Steeped in snow as the island is these days, it’s not uncommon to see the usual drive-by gallery of snowmen dotting the yards and fields of islanders.
Even the non-artists among us find it hard to resist all those free art supplies falling from the sky that call families out from the warmth of the fireside and the big screen TV to a field of untouched powder.
Little do these casual sculptors realize that with each snowman creation is preserved one of the oldest forms of folk art.
There is a commonality in snowmen that extends even to the most non-nostalgic curmudgeon.
Perhaps that is why Freeland artist and collector Johanna Marquis has been collecting snowman figurines for the past
20 years. Her prolific collection is on display now at the Freeland Library .
Marquis said she derives particular pleasure from sharing them with others.
“I hope that it sparks a memory, a hope or a smile,” Marquis said.
That hope has very good odds seeing how deep is the tradition of building men out of snow.
Historically, snowmen have been around for as long as man could shape things.
Even one of the earliest photographs, circa 1845, contains a snowman in its picture.
These facts were discovered after viewing Marquis’ collection, which is accompanied by a quote from author Bob Eckstein’s new book, “The History of the Snowman,” the source of many surprising, humorous and interesting tidbits about sculpted snow.

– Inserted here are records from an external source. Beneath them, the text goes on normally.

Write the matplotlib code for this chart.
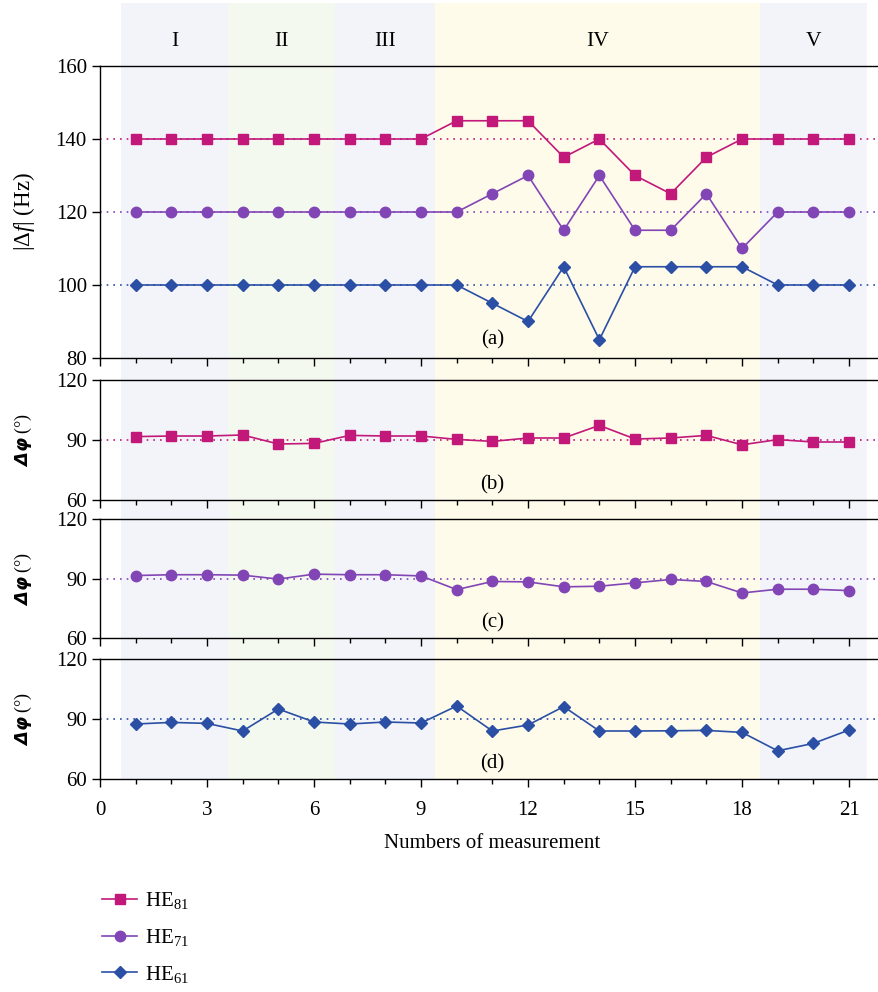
import numpy as np
import matplotlib.pyplot as plt

plt.rcParams['font.family'] = ['Liberation Serif', 'DejaVu Serif']
plt.rcParams['mathtext.fontset'] = 'custom'
plt.rcParams['mathtext.rm'] = 'Liberation Serif'
plt.rcParams['mathtext.it'] = 'Liberation Serif:italic'
plt.rcParams['mathtext.bf'] = 'DejaVu Sans:italic:bold'

# measurement index
meas = np.arange(1, 22)

# (a) |delta f| in Hz
df_he81 = [140, 140, 140, 140, 140, 140, 140, 140, 140, 145, 145, 145, 135, 140, 130, 125, 135, 140, 140, 140, 140]
df_he71 = [120, 120, 120, 120, 120, 120, 120, 120, 120, 120, 125, 130, 115, 130, 115, 115, 125, 110, 120, 120, 120]
df_he61 = [100, 100, 100, 100, 100, 100, 100, 100, 100, 100, 95, 90, 105, 85, 105, 105, 105, 105, 100, 100, 100]

# (b)-(d) phase difference in degrees
ph_he81 = [91.7, 92.0, 92.0, 92.5, 88.0, 88.3, 92.3, 92.0, 92.0, 90.3, 89.3, 91.0, 91.0, 97.3, 90.5, 91.0, 92.3, 87.6, 90.2, 89.0, 89.0]
ph_he71 = [91.5, 91.9, 91.9, 91.7, 89.7, 92.2, 91.9, 91.9, 91.3, 84.4, 88.5, 88.3, 85.8, 86.1, 87.8, 89.5, 88.5, 82.7, 84.6, 84.6, 83.9]
ph_he61 = [87.5, 88.3, 87.8, 84.0, 95.0, 88.5, 87.5, 88.5, 88.0, 96.5, 84.0, 87.0, 96.2, 84.0, 84.0, 84.1, 84.3, 83.3, 74.1, 77.8, 84.5]

# stages
stage_names = ['I', 'II', 'III', 'IV', 'V']
stage_edges = [0.6, 3.6, 6.6, 9.4, 18.5, 21.5]
stage_colors = ['#f3f4fa', '#f4f9f0', '#f3f4fa', '#fefbeb', '#f3f4fa']

c81 = '#c2187a'
c71 = '#8245b5'
c61 = '#2a4fa5'

W, H = 879, 992
fig = plt.figure(figsize=(W / 100, H / 100), dpi=100)

x0, x1 = 100, 879
xmax = 21.84


def axes_px(top, bottom):
    return fig.add_axes([x0 / W, 1 - bottom / H, (x1 - x0) / W, (bottom - top) / H])


# background with stage shading
bg = axes_px(3, 779)
bg.set_xlim(0, xmax)
bg.set_ylim(0, 1)
bg.axis('off')
for i, name in enumerate(stage_names):
    bg.axvspan(stage_edges[i], stage_edges[i + 1], color=stage_colors[i], lw=0)
    bg.text((stage_edges[i] + stage_edges[i + 1]) / 2, 1 - 38 / 776, name,
            ha='center', va='center', fontsize=15.5)

panels = [
    (66, 358, (80, 160), [80, 100, 120, 140, 160], '(a)', 85),
    (380, 500, (60, 120), [60, 90, 120], '(b)', 67.5),
    (519, 638, (60, 120), [60, 90, 120], '(c)', 67.5),
    (659, 779, (60, 120), [60, 90, 120], '(d)', 67.5),
]

axes = []
for top, bottom, ylim, yticks, tag, ty in panels:
    ax = axes_px(top, bottom)
    ax.set_facecolor('none')
    ax.set_xlim(0, xmax)
    ax.set_ylim(*ylim)
    ax.set_yticks(yticks)
    ax.set_xticks(np.arange(0, 22, 3))
    ax.set_xticks(np.arange(0, 22, 1), minor=True)
    ax.spines['right'].set_visible(False)
    for s in ['left', 'top', 'bottom']:
        ax.spines[s].set_linewidth(1.0)
    ax.tick_params(axis='both', which='major', direction='out', length=6, width=1.0, labelsize=15)
    ax.tick_params(axis='x', which='minor', direction='out', length=3.5, width=1.0)
    ax.tick_params(axis='x', labelbottom=False)
    ax.text(11, ty, tag, ha='center', va='center', fontsize=15)
    axes.append(ax)

ax_a, ax_b, ax_c, ax_d = axes

# (a)
for ref, c in [(140, c81), (120, c71), (100, c61)]:
    ax_a.axhline(ref, color=c, ls=(0, (1, 3)), lw=1.2, zorder=1)
l81, = ax_a.plot(meas, df_he81, color=c81, marker='s', ms=7, lw=1.2, label='HE$_{81}$', zorder=3)
l71, = ax_a.plot(meas, df_he71, color=c71, marker='o', ms=7.5, lw=1.2, label='HE$_{71}$', zorder=3)
l61, = ax_a.plot(meas, df_he61, color=c61, marker='D', ms=6.5, lw=1.2, label='HE$_{61}$', zorder=3)
ax_a.set_ylabel(r'$|\mathit{\Delta f}|$ (Hz)', fontsize=16.5)
ax_a.yaxis.set_label_coords(-0.081, 0.5)

# (b)-(d)
for ax, vals, c, m, ms in [(ax_b, ph_he81, c81, 's', 7), (ax_c, ph_he71, c71, 'o', 7.5),
                           (ax_d, ph_he61, c61, 'D', 6.5)]:
    ax.axhline(90, color=c, ls=(0, (1, 3)), lw=1.2, zorder=1)
    ax.plot(meas, vals, color=c, marker=m, ms=ms, lw=1.2, zorder=3)
    ax.set_ylabel(r'$\mathbf{\Delta\varphi}$ (°)', fontsize=13)
    ax.yaxis.set_label_coords(-0.085, 0.5)

ax_d.tick_params(axis='x', labelbottom=True, pad=10)
ax_d.set_xlabel('Numbers of measurement', fontsize=15)
ax_d.xaxis.set_label_coords(11 / xmax, -0.46)

fig.legend(handles=[l81, l71, l61], loc='upper left', bbox_to_anchor=(92 / W, 1 - 880 / H),
           frameon=False, fontsize=15, borderpad=0, handlelength=1.65,
           labelspacing=0.75, handletextpad=0.4)

fig.savefig('out.png', dpi=100)
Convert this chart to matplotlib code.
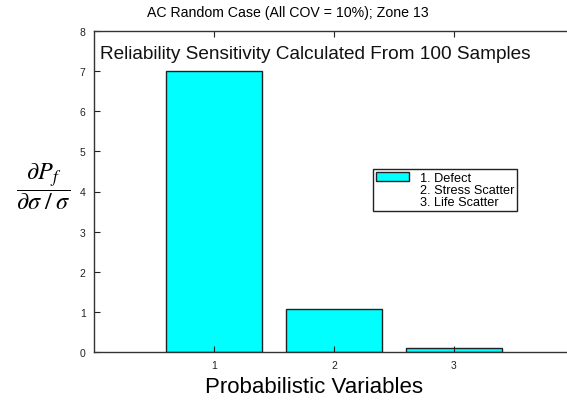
import matplotlib

matplotlib.use("Agg")
import matplotlib.pyplot as plt
from matplotlib.patches import Patch

plt.rcParams["font.family"] = ["Liberation Sans", "DejaVu Sans"]
plt.rcParams["mathtext.fontset"] = "stix"

variables = [1, 2, 3]
sensitivity = [7.0, 1.07, 0.1]
legend_labels = ["1. Defect", "2. Stress Scatter", "3. Life Scatter"]
y_ticks = [0, 1, 2, 3, 4, 5, 6, 7, 8]

W, H = 567, 402
fig = plt.figure(figsize=(W / 100, H / 100), dpi=100)
ax = fig.add_axes([94 / W, 49 / H, 480 / W, 321 / H])

bars = ax.bar(variables, sensitivity, width=0.8, color="#00ffff",
              edgecolor="#222222", linewidth=1.0)

ax.set_xlim(0, 4)
ax.set_ylim(0, 8)
ax.set_xticks(variables)
ax.set_yticks(y_ticks)
ax.tick_params(direction="in", length=4, labelsize=7.5, top=True,
               colors="#222222", pad=6)
ax.spines["right"].set_visible(False)
for side in ("left", "bottom", "top"):
    ax.spines[side].set_color("#333333")
    ax.spines[side].set_linewidth(1.0)

ax.text(0.05, 7.45, "Reliability Sensitivity Calculated From 100 Samples",
        fontsize=13.7, va="center", ha="left", color="#111111")

fig.text(288 / W, 1 - 13 / H, "AC Random Case (All COV = 10%); Zone 13",
         fontsize=10.2, ha="center", va="center")
fig.text(314 / W, 1 - 388 / H, "Probabilistic Variables",
         fontsize=16, ha="center", va="center")
fig.text(43 / W, 1 - 187 / H,
         r"$\dfrac{\partial P_f}{\partial\sigma\;/\;\sigma}$",
         fontsize=17.5, ha="center", va="center")

blank = Patch(facecolor="none", edgecolor="none")
leg = ax.legend([bars[0], blank, blank], legend_labels,
                loc="upper left", bbox_to_anchor=(373 / W, 1 - 170 / H),
                bbox_transform=fig.transFigure, borderaxespad=0,
                fontsize=9.2, fancybox=False, framealpha=1,
                handlelength=2.6, handleheight=0.7, labelspacing=0.0,
                borderpad=0.25, handletextpad=0.8)
leg.get_frame().set_edgecolor("#222222")
leg.get_frame().set_linewidth(1.0)

fig.savefig("out.png", dpi=100)
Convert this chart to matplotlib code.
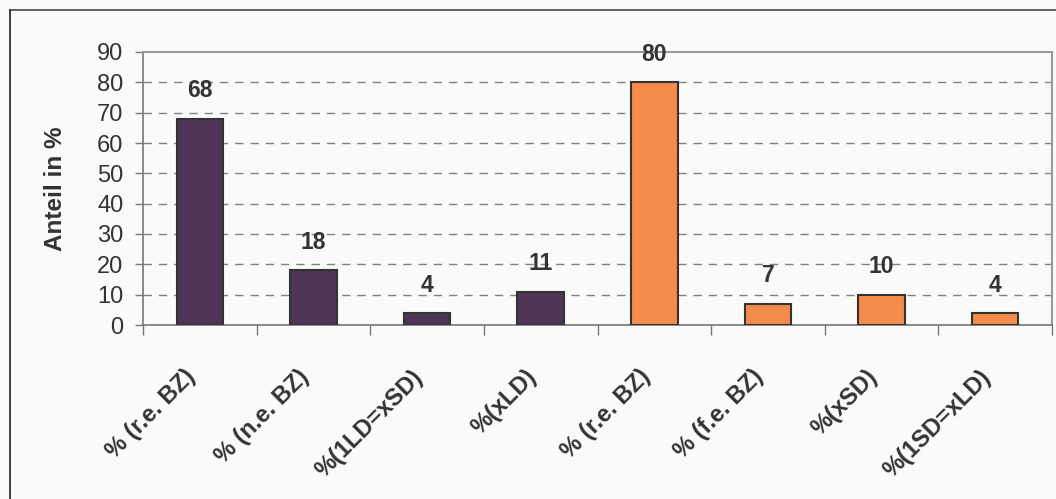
import matplotlib
matplotlib.use("Agg")
import matplotlib.pyplot as plt
import matplotlib.transforms as mtransforms
import numpy as np
from matplotlib.lines import Line2D

categories = ["% (r.e. BZ)", "% (n.e. BZ)", "%(1LD=xSD)", "%(xLD)",
              "% (r.e. BZ)", "% (f.e. BZ)", "%(xSD)", "%(1SD=xLD)"]
values = [68, 18, 4, 11, 80, 7, 10, 4]
bar_colors = ["#4e3558"] * 4 + ["#f68c4b"] * 4
y_ticks = [0, 10, 20, 30, 40, 50, 60, 70, 80, 90]
y_label = "Anteil in %"

plt.rcParams["font.family"] = ["Liberation Sans", "DejaVu Sans"]

W, H = 1056, 499
fig = plt.figure(figsize=(W / 100, H / 100), dpi=100, facecolor="#fafaf8")
ax = fig.add_axes([143 / W, 1 - 325 / H, (1052 - 143) / W, (325 - 52) / H])
ax.set_facecolor("#fafaf8")

# outer chart frame (top and left edges visible)
fig.add_artist(Line2D([9.5 / W, 1.0], [1 - 10 / H, 1 - 10 / H],
                      transform=fig.transFigure, color="#555555", lw=1.3))
fig.add_artist(Line2D([9.5 / W, 9.5 / W], [0, 1 - 10 / H],
                      transform=fig.transFigure, color="#333333", lw=1.3))

x = np.arange(len(values))
bars = ax.bar(x, values, width=0.41, color=bar_colors,
              edgecolor="#333333", linewidth=1.5, zorder=3)

for xi, v in zip(x, values):
    ax.annotate(str(v), (xi, v), xytext=(0, 20), textcoords="offset points",
                ha="center", va="center", fontsize=16.5, fontweight="bold",
                color="#333333", zorder=4)

ax.set_xlim(-0.5, len(values) - 0.5)
ax.set_ylim(0, 90)
ax.set_yticks(y_ticks)
ax.set_yticklabels([str(t) for t in y_ticks], fontsize=17, color="#333333")
ax.tick_params(axis="y", direction="out", length=6, width=1, color="#777777", pad=8)

ax.set_xticks(x)
ax.set_xticklabels(categories, rotation=45, ha="right", va="center",
                   rotation_mode="anchor", fontsize=17, fontweight="bold",
                   color="#333333")
ax.tick_params(axis="x", which="major", length=0, pad=32)
shift = mtransforms.ScaledTranslation(-8 / 100, -4 / 100, fig.dpi_scale_trans)
for lbl in ax.get_xticklabels():
    lbl.set_transform(lbl.get_transform() + shift)
ax.set_xticks(np.arange(-0.5, len(values)), minor=True)
ax.tick_params(axis="x", which="minor", direction="out", length=7, width=1,
               color="#777777")

for yv in y_ticks[1:-1]:
    ax.axhline(yv, color="#808080", lw=1.0, ls=(0, (6, 5)), zorder=1)

for side in ("left", "bottom"):
    ax.spines[side].set_color("#777777")
    ax.spines[side].set_linewidth(1.2)
for side in ("top", "right"):
    ax.spines[side].set_color("#9a9a9a")
    ax.spines[side].set_linewidth(1.5)

ax.set_ylabel(y_label, fontsize=17.5, fontweight="bold", color="#333333", labelpad=22)

fig.savefig("out.png", dpi=100, facecolor=fig.get_facecolor())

“Snowmen were once happy people, made by happy people in happy times,” Eckstein writes.
According to Eckstein’s book, there are currently 37,000 snowman items for sale on eBay.
Eckstein chose the subject, he said, because the snowman holds one of life’s mysteries — stories that reveal a dark rich history.
The making of snowmen is a form of folkart that has been carried on since the time of the caveman, he writes, as it is man’s instinct to want to do two main things: to depict themselves in art and to do what man has always done, stack one thing on top of the other.
Snowmen, Eckstein said, have always been a reflection of the period and the issues of the day; a sort of benchmark for the times.
It’s not surprising then that an artist would find Frosty so fascinating.
Marquis and her husband Dick Marquis are professional artists who have lived on Whidbey Island for 25 years.
Dick is a glassblower and she is a painter.
“I began the collection about 20 years ago,” Marquis said. “I’ve always been intrigued by the innocence and fun of making snowmen and snow queens while growing up in the mighty woods of winter in northern Wisconsin.”
Marquis’ collection ranges in media from hand-made snowmen made of clay, wood, felt, soap, glass and plaster to the more commercial plastic Frostys.
“But all of them carry a soul of goodness and a gesture of fun,” she said.
One of her favorites is the “skater” Frosty which she said is a wax production item probably dating from the 1940s.
Although most of the collection is from the United States, Marquis said there are a few that are English pieces made as tiny ornaments for Christmas cakes.
Some are also very old and rare Christmas lights, Marquis said.
Her finest pieces are of contemporary blown glass that have been made by her husband and other colleagues.
“It has since become a tradition in our studio to celebrate the spirit and season by making a ‘frosty run,’” Marquis said.
“I delight in showing the collection at the library because so many stories come out from those who are taken in by seeing so many Frosty’s in one place. The kids are wide-eyed and the adults enjoy a warm memory,” she said.
At the library, Marquis has set out a collection box for unwanted Frostys in hope of saving a few unwanted snowmen hand-me-downs from a certain landfill demise. Marquis would also like to acquire the stories of any such adopted snowmen.
“As a child, I was captivated when I saw large department store windows with extraordinary Christmas displays,” Marquis said.
“I hope to carry on that delight and tradition in some way.”
Marquis collection will be at Freeland Library through December.